La Terre promise ? Une image ! Et le dieu que tu montres est une image de l'impuissance. Tu as livré Dieu aux dieux, tu as livré la pensée aux images. » Moïse (III· acte)
L'Oeuvre entière de Schoenberg se joue dans Moïse et Aaron,
opéra inachevé, composé de 1930 à 1932 dans
une Allemagne devenant inéluctablement nazie. En ce vaste opus, mêlant
techniques et styles que le compositeur avait précédemment
expérimentés, se condensent les déchirements qui n'ont
cessé de le tourmenter.
Si l'opéra est resté incomplet, ce n'est pas pour des raisons accidentelles (comme pour Lulu d'Alban Berg). Schoenberg, qui avait rédigé le livret du troisième acte, a continué pendant près de vingt ans de composer sans trouver pour autant le chemin d'un achèvement musical de cet opéra. Quel péril se jouait donc là, pour que la décision compositionnelle soit ainsi indéfiniment reportée ?
Moïse et Aaron dispose la figure d'un suspens indécidable
que le livret du troisième acte tranche cependant, en faveur de Moïse.
En ce point où le discours du musicien semble tracer une perspective
là où l'oeuvre musicale refuse de le suivre se noue la singularité-Schoenberg
: cette manière courageuse de soutenir la faille irréductible
entre langage et pensée, ce vis-à-vis tenace d'un musicien
déployant dans les conditions de son temps une intellectualité
de la musique et d'une OEuvre s'avérant embarrassée d'une
décision dodécaphonique ne rendant pas justice de ses découvertes
antérieures.
Entre expressionnisme (1908-1913) et constructivisme (1923...), le musicien Schoenberg ici balance, indécis.

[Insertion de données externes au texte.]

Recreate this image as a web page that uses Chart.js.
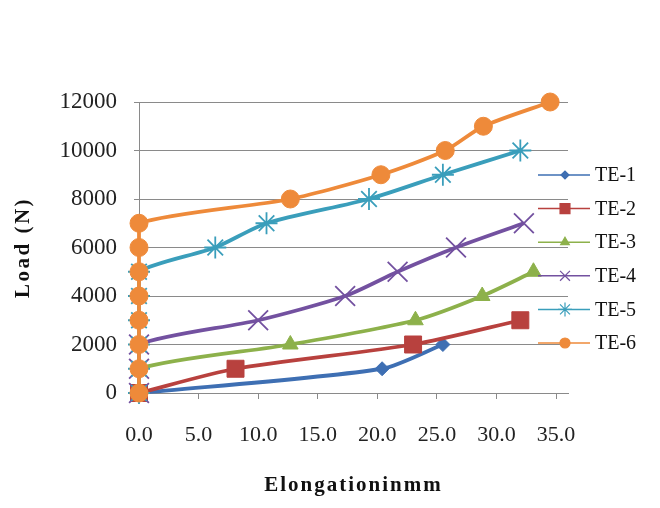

Cette oscillation et la quête d'une autre voie, auparavant entrevue, traversent l'opéra, affectant différemment livret et musique :
Rapprochant le texte de Moïse et Aaron d'autres oeuvres "religieuses" antérieures, nous interrogerons ce qui chez le musicien Arnold Schoenberg se présente comme recours à une transcendance et, pour en évaluer la portée véritable, nous l'examinerons à la lumière de ce divorce entre foi et religion que le théologien protestant Dietrich Bonhoeffer relevait à cette même époque (Berlin - Mai 1933).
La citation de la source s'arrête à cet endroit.